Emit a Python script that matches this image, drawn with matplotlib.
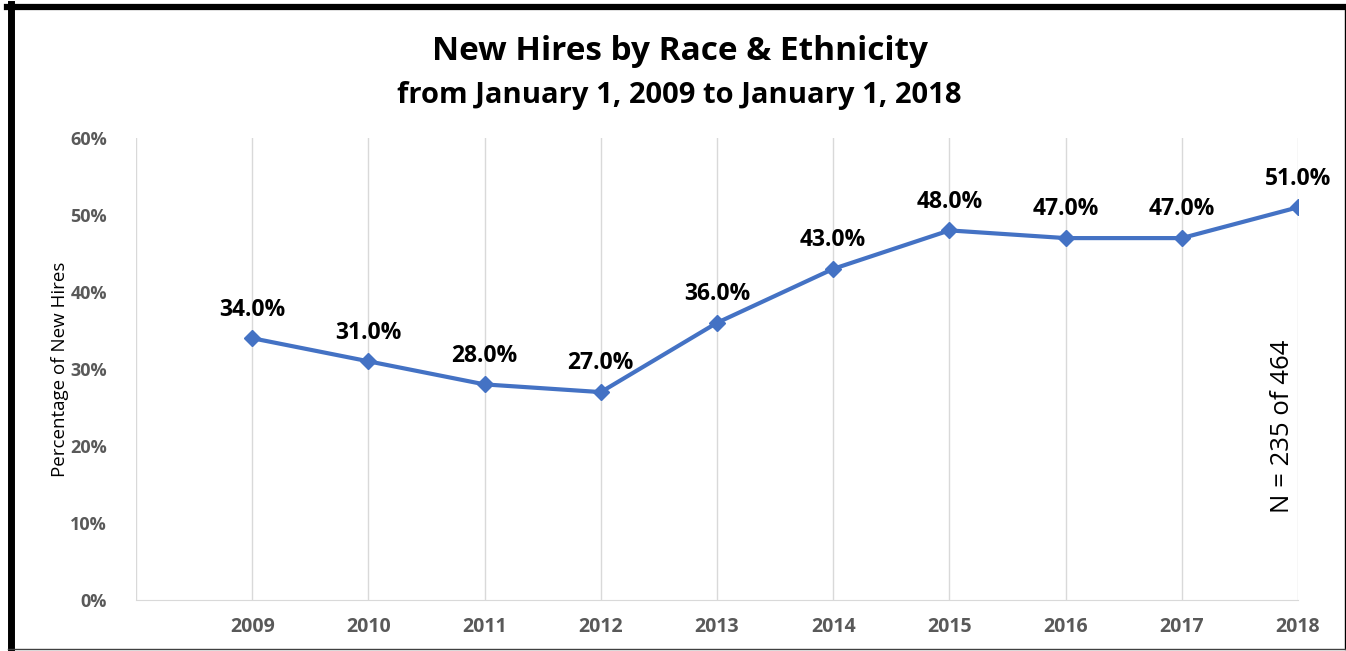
import matplotlib.pyplot as plt
from matplotlib.lines import Line2D
from matplotlib.ticker import PercentFormatter

plt.rcParams['font.family'] = ['Open Sans', 'DejaVu Sans']

# share of new hires per year
years = [2009, 2010, 2011, 2012, 2013, 2014, 2015, 2016, 2017, 2018]
pct = [34.0, 31.0, 28.0, 27.0, 36.0, 43.0, 48.0, 47.0, 47.0, 51.0]
point_labels = ['34.0%', '31.0%', '28.0%', '27.0%', '36.0%', '43.0%', '48.0%', '47.0%', '47.0%', '51.0%']

blue = '#4472C4'
grid_grey = '#D9D9D9'
tick_grey = '#595959'

fig = plt.figure(figsize=(13.46, 6.51), dpi=100)
ax = fig.add_axes([136 / 1346, 51 / 651, 1162 / 1346, 462 / 651])

ax.plot(years, pct, color=blue, linewidth=3, marker='D', markersize=8, zorder=3)

for x, y, lab in zip(years, pct, point_labels):
    ax.annotate(lab, (x, y), xytext=(0, 12), textcoords='offset points',
                ha='center', va='bottom', fontsize=16.5, fontweight='bold', color='black')

ax.set_xlim(2008, 2018)
ax.set_ylim(0, 60)
ax.set_xticks(range(2008, 2019))
ax.set_xticklabels([''] + [str(y) for y in years])
ax.set_yticks(range(0, 61, 10))
ax.yaxis.set_major_formatter(PercentFormatter(decimals=0))
ax.tick_params(axis='both', length=0, labelcolor=tick_grey)
ax.tick_params(axis='x', pad=12, labelsize=14)
ax.tick_params(axis='y', pad=21, labelsize=13)
for lbl in ax.get_xticklabels() + ax.get_yticklabels():
    lbl.set_fontweight('bold')

ax.grid(axis='x', color=grid_grey, linewidth=1)
for side in ['top', 'right', 'left']:
    ax.spines[side].set_visible(False)
ax.spines['bottom'].set_color(grid_grey)

ax.set_ylabel('Percentage of New Hires', fontsize=13.5, color='black')
ax.yaxis.set_label_coords(-67 / 1162, 0.5)

ax.text(2017.87, 22.5, 'N = 235 of 464', rotation=90, ha='center', va='center',
        fontsize=18.5, color='black')

fig.text(0.505, 0.921, 'New Hires by Race & Ethnicity', ha='center', va='center',
         fontsize=24, fontweight='bold')
fig.text(0.505, 0.853, 'from January 1, 2009 to January 1, 2018', ha='center', va='center',
         fontsize=21, fontweight='bold')

# outer frame: heavy top/left edges, thin right/bottom
fig.add_artist(Line2D([7 / 1346, 1346 / 1346], [1 - 7 / 651, 1 - 7 / 651], color='black', linewidth=4.5))
fig.add_artist(Line2D([10.5 / 1346, 10.5 / 1346], [2 / 651, 1 - 4 / 651], color='black', linewidth=5))
fig.add_artist(Line2D([1345 / 1346, 1345 / 1346], [2 / 651, 1 - 8 / 651], color='black', linewidth=1))
fig.add_artist(Line2D([8 / 1346, 1346 / 1346], [2.5 / 651, 2.5 / 651], color='#404040', linewidth=1))

fig.savefig('out.png', dpi=100)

◇ ◇ ◇ ◇

Find all the lines containing "matplotlib" in the material, then copy them.

Emit a Python script that matches this image, drawn with matplotlib.
import matplotlib.pyplot as plt
from matplotlib.lines import Line2D
from matplotlib.ticker import PercentFormatter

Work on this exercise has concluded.